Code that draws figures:
※ ※ ※

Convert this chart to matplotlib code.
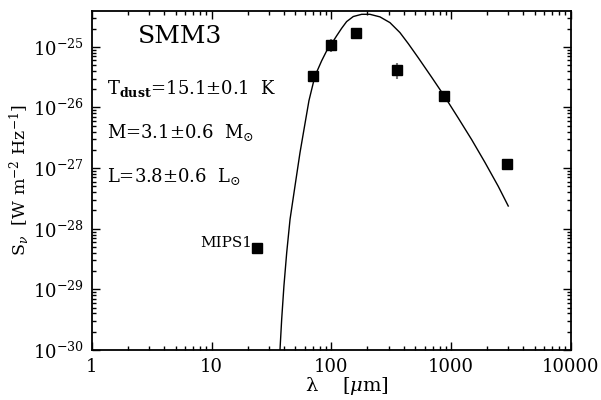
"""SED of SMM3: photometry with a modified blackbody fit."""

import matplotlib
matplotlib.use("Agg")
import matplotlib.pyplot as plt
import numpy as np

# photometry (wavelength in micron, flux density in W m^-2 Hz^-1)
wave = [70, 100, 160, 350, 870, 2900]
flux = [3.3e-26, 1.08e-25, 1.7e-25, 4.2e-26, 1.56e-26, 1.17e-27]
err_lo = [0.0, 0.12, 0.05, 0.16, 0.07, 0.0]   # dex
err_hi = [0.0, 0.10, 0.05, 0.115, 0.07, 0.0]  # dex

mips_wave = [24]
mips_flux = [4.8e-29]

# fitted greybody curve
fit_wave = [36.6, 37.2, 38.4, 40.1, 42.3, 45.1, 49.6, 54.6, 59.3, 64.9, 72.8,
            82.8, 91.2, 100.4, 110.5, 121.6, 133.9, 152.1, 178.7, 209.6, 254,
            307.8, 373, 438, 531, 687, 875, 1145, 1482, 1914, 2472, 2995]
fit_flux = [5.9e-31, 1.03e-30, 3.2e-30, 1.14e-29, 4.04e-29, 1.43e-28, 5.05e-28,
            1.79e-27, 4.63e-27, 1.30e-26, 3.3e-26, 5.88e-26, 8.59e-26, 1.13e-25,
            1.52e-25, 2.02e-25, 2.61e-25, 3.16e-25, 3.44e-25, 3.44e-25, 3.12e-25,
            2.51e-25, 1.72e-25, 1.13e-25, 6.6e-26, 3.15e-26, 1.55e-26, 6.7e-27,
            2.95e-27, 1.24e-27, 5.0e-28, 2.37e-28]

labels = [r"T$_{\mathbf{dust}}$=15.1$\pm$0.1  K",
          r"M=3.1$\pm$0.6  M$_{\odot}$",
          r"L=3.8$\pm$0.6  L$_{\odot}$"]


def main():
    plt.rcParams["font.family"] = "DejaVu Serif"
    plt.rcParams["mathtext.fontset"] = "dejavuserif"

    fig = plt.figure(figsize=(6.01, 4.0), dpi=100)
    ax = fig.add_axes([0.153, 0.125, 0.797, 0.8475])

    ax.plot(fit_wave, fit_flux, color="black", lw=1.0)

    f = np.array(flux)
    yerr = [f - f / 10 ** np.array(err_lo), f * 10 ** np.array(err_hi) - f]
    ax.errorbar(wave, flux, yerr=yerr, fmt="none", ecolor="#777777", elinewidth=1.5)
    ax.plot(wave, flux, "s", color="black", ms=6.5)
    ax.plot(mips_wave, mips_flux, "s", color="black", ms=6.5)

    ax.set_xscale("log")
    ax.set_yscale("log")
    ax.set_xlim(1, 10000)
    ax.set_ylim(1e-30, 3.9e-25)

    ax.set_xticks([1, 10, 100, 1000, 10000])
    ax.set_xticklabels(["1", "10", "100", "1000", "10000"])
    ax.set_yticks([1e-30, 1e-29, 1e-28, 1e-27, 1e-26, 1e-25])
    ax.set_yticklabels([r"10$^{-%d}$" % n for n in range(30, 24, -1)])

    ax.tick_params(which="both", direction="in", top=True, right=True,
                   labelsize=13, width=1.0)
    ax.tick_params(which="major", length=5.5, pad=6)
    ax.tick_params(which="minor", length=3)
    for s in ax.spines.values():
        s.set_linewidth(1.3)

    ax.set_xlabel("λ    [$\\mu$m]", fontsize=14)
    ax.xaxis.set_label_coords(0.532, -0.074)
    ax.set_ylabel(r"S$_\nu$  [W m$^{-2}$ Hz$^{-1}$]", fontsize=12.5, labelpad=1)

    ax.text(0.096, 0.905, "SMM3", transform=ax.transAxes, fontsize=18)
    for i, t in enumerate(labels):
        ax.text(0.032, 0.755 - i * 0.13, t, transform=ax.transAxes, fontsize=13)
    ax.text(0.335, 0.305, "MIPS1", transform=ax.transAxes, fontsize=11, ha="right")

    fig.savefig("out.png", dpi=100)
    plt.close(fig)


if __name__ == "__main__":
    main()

※ ※ ※

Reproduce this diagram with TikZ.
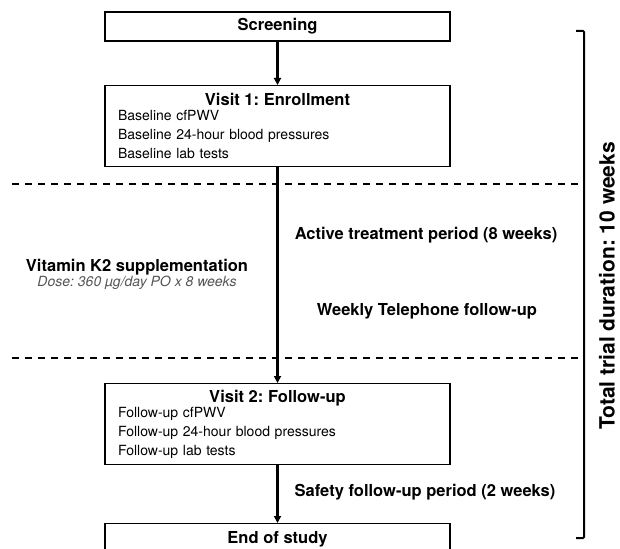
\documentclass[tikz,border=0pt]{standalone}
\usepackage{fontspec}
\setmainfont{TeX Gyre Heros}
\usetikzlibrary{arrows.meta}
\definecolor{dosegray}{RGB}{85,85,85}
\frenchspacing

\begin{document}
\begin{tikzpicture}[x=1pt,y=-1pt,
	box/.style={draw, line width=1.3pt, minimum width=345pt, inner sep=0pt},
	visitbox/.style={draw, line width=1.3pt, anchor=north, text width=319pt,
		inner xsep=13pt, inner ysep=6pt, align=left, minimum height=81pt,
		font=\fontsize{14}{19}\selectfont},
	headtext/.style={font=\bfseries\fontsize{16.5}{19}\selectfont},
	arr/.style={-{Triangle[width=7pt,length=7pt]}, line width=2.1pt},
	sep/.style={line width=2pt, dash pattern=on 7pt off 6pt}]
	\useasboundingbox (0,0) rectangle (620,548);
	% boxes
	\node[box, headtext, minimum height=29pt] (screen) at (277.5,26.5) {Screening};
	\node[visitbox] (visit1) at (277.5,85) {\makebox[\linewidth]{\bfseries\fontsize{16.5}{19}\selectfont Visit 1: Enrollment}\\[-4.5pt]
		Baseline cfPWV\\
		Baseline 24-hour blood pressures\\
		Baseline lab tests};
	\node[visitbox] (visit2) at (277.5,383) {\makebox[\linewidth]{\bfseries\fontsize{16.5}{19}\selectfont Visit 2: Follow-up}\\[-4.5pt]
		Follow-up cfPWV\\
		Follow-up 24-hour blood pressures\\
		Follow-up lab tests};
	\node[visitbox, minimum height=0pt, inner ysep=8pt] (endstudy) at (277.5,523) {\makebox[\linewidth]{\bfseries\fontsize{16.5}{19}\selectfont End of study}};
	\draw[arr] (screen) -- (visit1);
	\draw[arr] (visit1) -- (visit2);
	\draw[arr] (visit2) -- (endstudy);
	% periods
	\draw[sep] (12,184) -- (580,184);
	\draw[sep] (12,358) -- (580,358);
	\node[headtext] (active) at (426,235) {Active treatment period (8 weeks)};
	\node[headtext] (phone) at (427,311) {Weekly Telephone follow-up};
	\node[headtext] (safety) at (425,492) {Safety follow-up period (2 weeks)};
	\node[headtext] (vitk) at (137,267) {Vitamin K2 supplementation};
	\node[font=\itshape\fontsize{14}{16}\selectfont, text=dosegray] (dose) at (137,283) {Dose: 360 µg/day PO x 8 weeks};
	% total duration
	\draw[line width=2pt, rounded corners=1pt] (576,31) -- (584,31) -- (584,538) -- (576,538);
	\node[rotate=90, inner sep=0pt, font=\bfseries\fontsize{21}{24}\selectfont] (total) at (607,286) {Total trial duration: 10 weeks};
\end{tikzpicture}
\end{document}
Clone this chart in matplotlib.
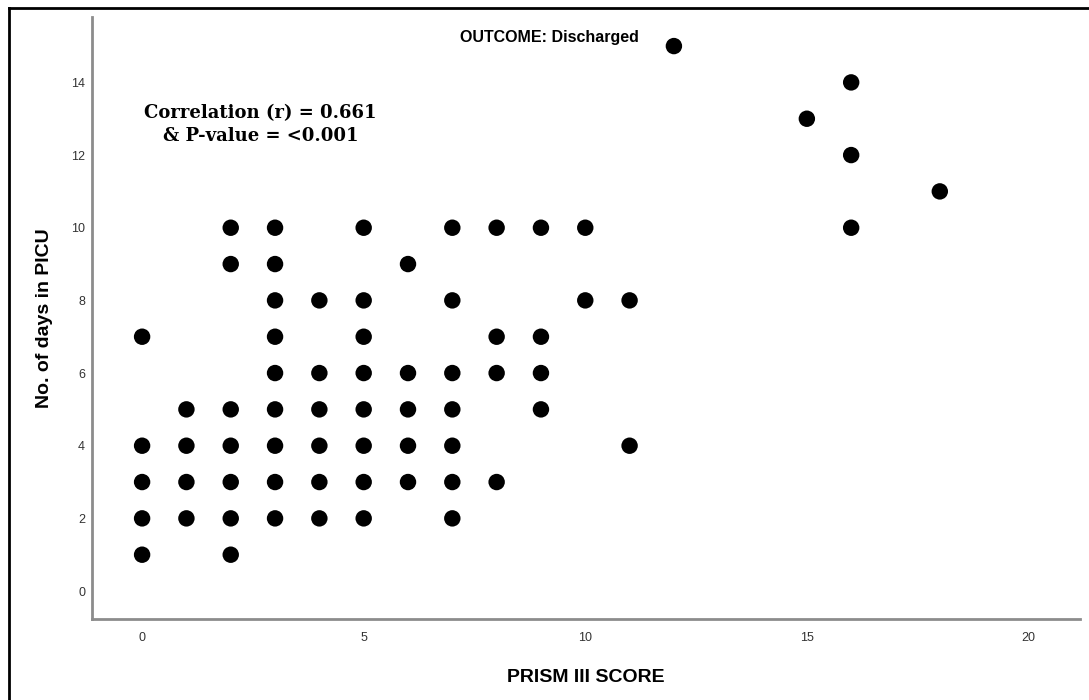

※ ※ ※

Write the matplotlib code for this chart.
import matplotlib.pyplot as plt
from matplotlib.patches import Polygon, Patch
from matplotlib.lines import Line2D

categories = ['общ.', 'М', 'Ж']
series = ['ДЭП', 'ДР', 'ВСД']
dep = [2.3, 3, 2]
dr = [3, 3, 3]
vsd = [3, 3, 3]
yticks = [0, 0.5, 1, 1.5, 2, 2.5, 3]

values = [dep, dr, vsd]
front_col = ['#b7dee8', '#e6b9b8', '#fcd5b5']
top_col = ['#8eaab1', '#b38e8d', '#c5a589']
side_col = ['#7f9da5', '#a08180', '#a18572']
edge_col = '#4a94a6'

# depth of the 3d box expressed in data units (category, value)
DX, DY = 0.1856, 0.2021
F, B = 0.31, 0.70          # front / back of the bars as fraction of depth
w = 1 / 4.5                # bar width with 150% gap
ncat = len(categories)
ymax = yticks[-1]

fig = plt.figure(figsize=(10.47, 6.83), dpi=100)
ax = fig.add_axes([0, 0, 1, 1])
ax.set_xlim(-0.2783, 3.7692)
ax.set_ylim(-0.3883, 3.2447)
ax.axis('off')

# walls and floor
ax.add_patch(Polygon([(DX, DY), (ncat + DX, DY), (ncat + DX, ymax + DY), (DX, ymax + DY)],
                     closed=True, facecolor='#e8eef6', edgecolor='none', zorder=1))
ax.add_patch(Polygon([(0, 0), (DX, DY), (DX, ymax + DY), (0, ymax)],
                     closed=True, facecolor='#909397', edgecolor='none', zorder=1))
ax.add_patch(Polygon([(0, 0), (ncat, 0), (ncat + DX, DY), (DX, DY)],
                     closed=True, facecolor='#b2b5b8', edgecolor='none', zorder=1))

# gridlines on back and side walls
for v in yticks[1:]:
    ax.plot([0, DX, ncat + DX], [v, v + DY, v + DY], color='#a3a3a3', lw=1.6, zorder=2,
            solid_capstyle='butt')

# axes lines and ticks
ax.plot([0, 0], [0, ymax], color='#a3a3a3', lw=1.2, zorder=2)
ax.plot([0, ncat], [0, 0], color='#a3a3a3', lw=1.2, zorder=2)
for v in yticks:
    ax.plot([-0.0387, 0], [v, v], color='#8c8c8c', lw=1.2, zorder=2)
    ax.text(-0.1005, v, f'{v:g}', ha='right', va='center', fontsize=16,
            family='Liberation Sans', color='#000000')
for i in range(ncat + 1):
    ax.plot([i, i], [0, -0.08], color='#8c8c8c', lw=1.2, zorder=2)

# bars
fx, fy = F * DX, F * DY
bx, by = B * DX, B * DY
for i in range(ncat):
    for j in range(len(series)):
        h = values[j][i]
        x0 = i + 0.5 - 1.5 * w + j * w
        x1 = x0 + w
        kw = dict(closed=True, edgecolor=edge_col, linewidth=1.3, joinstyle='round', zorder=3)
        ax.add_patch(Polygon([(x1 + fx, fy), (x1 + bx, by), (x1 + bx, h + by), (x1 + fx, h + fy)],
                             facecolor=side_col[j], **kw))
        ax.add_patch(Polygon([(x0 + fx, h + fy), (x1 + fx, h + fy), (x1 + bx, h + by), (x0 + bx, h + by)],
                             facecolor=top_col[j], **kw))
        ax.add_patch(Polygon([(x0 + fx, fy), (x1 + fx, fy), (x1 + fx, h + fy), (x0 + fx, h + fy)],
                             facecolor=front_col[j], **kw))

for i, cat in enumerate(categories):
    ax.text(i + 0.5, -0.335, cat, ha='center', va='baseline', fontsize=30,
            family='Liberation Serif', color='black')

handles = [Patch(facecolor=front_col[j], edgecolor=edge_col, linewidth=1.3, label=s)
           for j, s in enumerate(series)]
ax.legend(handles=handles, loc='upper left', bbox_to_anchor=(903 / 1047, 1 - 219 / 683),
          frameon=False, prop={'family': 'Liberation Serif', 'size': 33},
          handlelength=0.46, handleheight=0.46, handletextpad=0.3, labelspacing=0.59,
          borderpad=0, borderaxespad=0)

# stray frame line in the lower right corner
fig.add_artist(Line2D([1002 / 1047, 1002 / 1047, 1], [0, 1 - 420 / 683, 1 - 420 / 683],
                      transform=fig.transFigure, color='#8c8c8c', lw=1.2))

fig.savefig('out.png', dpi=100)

※ ※ ※

## WHAT THE TASK ASKS
From the records above, copy exactly the stretch from the line holding "Convert this chart to matplotlib code." through the line holding "mips_flux = [4.8e-29]", both ends included, without the pictures.

## TASK OUTPUT
Convert this chart to matplotlib code.
"""SED of SMM3: photometry with a modified blackbody fit."""

import matplotlib
matplotlib.use("Agg")
import matplotlib.pyplot as plt
import numpy as np

# photometry (wavelength in micron, flux density in W m^-2 Hz^-1)
wave = [70, 100, 160, 350, 870, 2900]
flux = [3.3e-26, 1.08e-25, 1.7e-25, 4.2e-26, 1.56e-26, 1.17e-27]
err_lo = [0.0, 0.12, 0.05, 0.16, 0.07, 0.0]   # dex
err_hi = [0.0, 0.10, 0.05, 0.115, 0.07, 0.0]  # dex

mips_wave = [24]
mips_flux = [4.8e-29]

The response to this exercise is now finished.